I'm dealing with allowing my self to be angry and grieve over a lot of things. Not necessarily at my parents but I never felt like it was ok I think mostly because the things weren't treated like a reason to be sad or angry.
I'm going to recommend a book called Understanding and Treating Chronic Shame. Dad gave it to me because he read it and recognized himself in it and thought it would help me. It's not just about being made to feel shame about who you are but also about how the different ways we are shamed as kids (like by expressing feelings) effects us
Old Jack patiently listened to me then told me I had every right to be angry and to just go ahead and be angry, but it wasn't going to make me feel any better or solve the issues. He started asking me questions. Did I feel better being angry? Would it change anything? Then he redirected me to making a plan to make my living condition better.
He compared anger with jealousy. He said both were useless emotions that only made you feel worse and didn't change or solve a damned thing. He tapped into my logical side and it helped.
I agree with that in a general sense, but I really need to be able to be angry at my parents. To answer the question "Did I feel better being angry?" Oh, FUCK YES I do.
In another, I CUT OFF HER HEAD, and put it in a cannon and shot it into space.
That is MAGNIFICENT.
I was angry at my mom sometimes when I was a teenager, and I definitely expressed that anger. Nowadays, I kind of feel like expressing it is pointless -- it won't change anything, and it will just upset her. And I know that her health isn't great, and I kind of always feel like, "Is this what should be the last thought I have about her while she's alive?" Because she has her issues, but she's also been really great in a lot of ways. Like, talking to other people who grew up with chronic pain, a lot of them say that their parents didn't believe them. My mom never did that -- if I said that I hurt, then I hurt, and she would help me try to find ways to hurt less.

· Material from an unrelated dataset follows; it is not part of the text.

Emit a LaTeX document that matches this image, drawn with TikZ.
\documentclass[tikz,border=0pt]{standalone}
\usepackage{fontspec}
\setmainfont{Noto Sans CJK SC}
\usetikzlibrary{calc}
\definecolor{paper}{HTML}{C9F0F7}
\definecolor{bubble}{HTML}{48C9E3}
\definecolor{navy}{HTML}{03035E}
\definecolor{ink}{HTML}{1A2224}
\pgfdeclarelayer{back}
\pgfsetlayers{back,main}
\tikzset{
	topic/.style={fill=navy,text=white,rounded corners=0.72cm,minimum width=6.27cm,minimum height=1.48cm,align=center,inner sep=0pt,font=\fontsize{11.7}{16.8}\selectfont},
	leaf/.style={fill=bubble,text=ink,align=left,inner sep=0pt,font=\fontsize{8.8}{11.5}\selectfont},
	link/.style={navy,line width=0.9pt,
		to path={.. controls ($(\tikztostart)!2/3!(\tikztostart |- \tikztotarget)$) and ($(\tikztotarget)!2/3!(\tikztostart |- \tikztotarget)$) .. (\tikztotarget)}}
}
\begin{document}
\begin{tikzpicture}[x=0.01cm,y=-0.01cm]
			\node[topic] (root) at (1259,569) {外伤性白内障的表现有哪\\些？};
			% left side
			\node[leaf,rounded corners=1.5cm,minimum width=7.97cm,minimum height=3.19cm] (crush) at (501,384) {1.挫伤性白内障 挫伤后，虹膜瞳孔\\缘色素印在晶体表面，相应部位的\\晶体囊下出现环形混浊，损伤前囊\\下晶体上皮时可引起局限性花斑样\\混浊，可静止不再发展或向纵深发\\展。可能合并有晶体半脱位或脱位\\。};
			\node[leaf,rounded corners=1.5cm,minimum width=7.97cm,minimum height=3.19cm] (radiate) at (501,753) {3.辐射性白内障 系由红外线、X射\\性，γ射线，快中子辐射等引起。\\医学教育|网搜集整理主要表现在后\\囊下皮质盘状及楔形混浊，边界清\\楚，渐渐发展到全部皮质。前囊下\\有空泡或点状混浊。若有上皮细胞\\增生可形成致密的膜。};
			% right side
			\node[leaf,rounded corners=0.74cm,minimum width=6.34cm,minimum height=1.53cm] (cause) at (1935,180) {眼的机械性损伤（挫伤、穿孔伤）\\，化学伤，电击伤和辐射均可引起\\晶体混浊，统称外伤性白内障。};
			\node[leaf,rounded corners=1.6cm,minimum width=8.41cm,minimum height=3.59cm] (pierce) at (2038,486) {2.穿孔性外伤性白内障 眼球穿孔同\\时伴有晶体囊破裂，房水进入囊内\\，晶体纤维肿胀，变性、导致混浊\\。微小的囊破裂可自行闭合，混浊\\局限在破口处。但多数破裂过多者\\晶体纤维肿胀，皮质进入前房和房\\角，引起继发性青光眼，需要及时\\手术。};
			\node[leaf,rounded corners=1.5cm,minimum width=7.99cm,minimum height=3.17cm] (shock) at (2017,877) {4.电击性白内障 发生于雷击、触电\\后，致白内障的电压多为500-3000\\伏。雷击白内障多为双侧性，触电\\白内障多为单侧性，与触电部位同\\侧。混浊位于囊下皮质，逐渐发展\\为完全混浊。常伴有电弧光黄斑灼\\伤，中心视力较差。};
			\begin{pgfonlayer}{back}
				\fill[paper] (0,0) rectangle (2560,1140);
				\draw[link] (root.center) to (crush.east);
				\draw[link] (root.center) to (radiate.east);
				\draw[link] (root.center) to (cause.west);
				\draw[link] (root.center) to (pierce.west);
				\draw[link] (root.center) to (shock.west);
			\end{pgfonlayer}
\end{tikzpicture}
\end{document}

Things would sure be easier if people were simpler.
I agree with that in a general sense, but I really need to be able to be angry at my parent
The trick, and this is where therapy will eventually take you, is accepting your anger but also working to move past it so that you are functional and not a rageball.

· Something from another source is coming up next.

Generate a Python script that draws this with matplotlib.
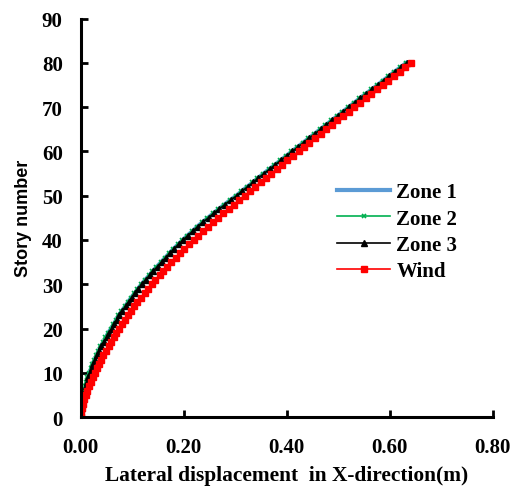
import matplotlib
matplotlib.use("Agg")
import matplotlib.pyplot as plt

plt.rcParams["font.family"] = "Liberation Serif"
plt.rcParams["font.weight"] = "bold"

stories = list(range(0, 81))

wind = [
    0.000, 0.001, 0.003, 0.005, 0.007, 0.010, 0.013, 0.016, 0.020, 0.023,
    0.027, 0.031, 0.035, 0.040, 0.044, 0.049, 0.054, 0.059, 0.064, 0.069,
    0.075, 0.080, 0.086, 0.092, 0.098, 0.104, 0.110, 0.117, 0.124, 0.131,
    0.138, 0.145, 0.153, 0.160, 0.168, 0.176, 0.184, 0.193, 0.201, 0.210,
    0.219, 0.228, 0.238, 0.247, 0.257, 0.267, 0.277, 0.287, 0.297, 0.307,
    0.318, 0.328, 0.338, 0.349, 0.359, 0.370, 0.380, 0.391, 0.401, 0.412,
    0.423, 0.433, 0.444, 0.455, 0.466, 0.476, 0.487, 0.498, 0.509, 0.520,
    0.531, 0.542, 0.553, 0.564, 0.575, 0.586, 0.597, 0.608, 0.619, 0.630,
    0.641,
]

zone3 = [
    0.000, 0.001, 0.002, 0.003, 0.005, 0.007, 0.009, 0.011, 0.013, 0.015,
    0.018, 0.021, 0.024, 0.028, 0.032, 0.036, 0.040, 0.045, 0.050, 0.054,
    0.060, 0.065, 0.070, 0.075, 0.081, 0.087, 0.093, 0.099, 0.106, 0.112,
    0.119, 0.126, 0.134, 0.141, 0.149, 0.157, 0.165, 0.173, 0.181, 0.190,
    0.199, 0.208, 0.218, 0.227, 0.237, 0.248, 0.258, 0.269, 0.280, 0.291,
    0.303, 0.313, 0.324, 0.335, 0.345, 0.356, 0.367, 0.378, 0.389, 0.400,
    0.411, 0.422, 0.433, 0.444, 0.455, 0.466, 0.477, 0.488, 0.499, 0.510,
    0.521, 0.532, 0.543, 0.554, 0.566, 0.577, 0.588, 0.599, 0.610, 0.622,
    0.633,
]

zone2 = [
    0.000, 0.000, 0.001, 0.002, 0.003, 0.005, 0.007, 0.009, 0.011, 0.013,
    0.016, 0.019, 0.022, 0.026, 0.030, 0.034, 0.038, 0.043, 0.048, 0.052,
    0.058, 0.063, 0.068, 0.073, 0.079, 0.085, 0.091, 0.097, 0.104, 0.110,
    0.117, 0.124, 0.132, 0.139, 0.147, 0.155, 0.163, 0.171, 0.179, 0.188,
    0.197, 0.206, 0.216, 0.225, 0.235, 0.246, 0.256, 0.267, 0.278, 0.289,
    0.301, 0.311, 0.322, 0.333, 0.343, 0.354, 0.365, 0.376, 0.387, 0.398,
    0.409, 0.420, 0.431, 0.442, 0.453, 0.464, 0.475, 0.486, 0.497, 0.508,
    0.519, 0.530, 0.541, 0.552, 0.564, 0.575, 0.586, 0.597, 0.608, 0.620,
    0.631,
]

zone1 = [
    0.000, 0.000, 0.001, 0.002, 0.004, 0.006, 0.008, 0.010, 0.012, 0.014,
    0.017, 0.020, 0.023, 0.027, 0.031, 0.035, 0.039, 0.044, 0.049, 0.053,
    0.059, 0.064, 0.069, 0.074, 0.080, 0.086, 0.092, 0.098, 0.105, 0.111,
    0.118, 0.125, 0.133, 0.140, 0.148, 0.156, 0.164, 0.172, 0.180, 0.189,
    0.198, 0.207, 0.217, 0.226, 0.236, 0.247, 0.257, 0.268, 0.279, 0.290,
    0.302, 0.312, 0.323, 0.334, 0.344, 0.355, 0.366, 0.377, 0.388, 0.399,
    0.410, 0.421, 0.432, 0.443, 0.454, 0.465, 0.476, 0.487, 0.498, 0.509,
    0.520, 0.531, 0.542, 0.553, 0.565, 0.576, 0.587, 0.598, 0.609, 0.621,
    0.632,
]

x_ticks = [0.0, 0.2, 0.4, 0.6, 0.8]
y_ticks = [0, 10, 20, 30, 40, 50, 60, 70, 80, 90]

fig = plt.figure(figsize=(5.21, 4.89), dpi=100)
ax = fig.add_axes([0.155, 0.145, 0.791, 0.815])

ax.plot(zone1, stories, color="#5B9BD5", lw=3, label="Zone 1")
ax.plot(zone2, stories, color="#00B050", lw=1.2, marker="x", ms=3.5, mew=1.2, label="Zone 2")
ax.plot(zone3, stories, color="black", lw=1.2, marker="^", ms=4, label="Zone 3")
ax.plot(wind, stories, color="red", lw=1.2, marker="s", ms=4.5, label="Wind")

ax.set_xlim(0, 0.8)
ax.set_ylim(0, 90)
ax.set_xticks(x_ticks)
ax.set_yticks(y_ticks)
ax.set_xticklabels([f"{v:.2f}" for v in x_ticks])
ax.set_yticklabels([str(v) for v in y_ticks])

for side in ["top", "right"]:
    ax.spines[side].set_visible(False)
for side in ["left", "bottom"]:
    ax.spines[side].set_linewidth(2.2)

ax.tick_params(direction="in", length=5, width=2, labelsize=15)
ax.tick_params(axis="x", pad=14)
ax.tick_params(axis="y", pad=13)

ax.set_xlabel("Lateral displacement  in X-direction(m)", fontsize=15.4, fontweight="bold", labelpad=6)
ax.set_ylabel("Story number", fontsize=13, fontweight="bold", family="Liberation Sans", labelpad=7)

ax.legend(
    loc="upper left",
    bbox_to_anchor=(0.647, 0.625),
    bbox_transform=fig.transFigure,
    frameon=False,
    fontsize=15,
    handlelength=2.55,
    handletextpad=0.3,
    labelspacing=0.3,
    borderpad=0,
    borderaxespad=0,
)

fig.savefig("out.png", dpi=100)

Warning: this can take years. But being neither repressing 24/7 nor raging helplessly against things that can't be undone is a sustainable state.
"Did I feel better being angry?" Oh, FUCK YES I do.
This goes under the category of if it feels good, do it. I absolutely agree with allowing yourself to feel and express anger.
I grew up with and still have a lot of people around me that are big with large and loud expressions of anger, or other emotions. Several have asked me, don't I ever get angry because they don't see that in me. It is hard to express, but it doesn't work for me. It makes me feel worse, not better. So I don't do it anymore.
This goes under the category of if it feels good, do it. I absolutely agree with allowing yourself to feel and express anger.
I grew up with and still have a lot of people around me that are big with large and loud expressions of anger, or other emotions. Several have asked me, don't I ever get angry because they don't see that in me. It is hard to express, but it doesn't work for me. It makes me feel worse, not better. So I don't do it anymore.
I guess I actually haven't been specific about what "being angry at my parents" means. It's just *feeling* angry. I have no intention to express it to them, because it wouldn't be useful or productive. But just *feeling* angry at them when that was fucking forbidden is a goddamn revelation.
I hear you on people who are chock-full of big loud *expressions* of anger. I'm not comfortable around people like that. That's not what I'm doing (except, I guess, occasionally to Tim, when I tell him how I'm processing things and then bust out with "I was raised by total selfish damaging SHITHEADS OH MY GOD!").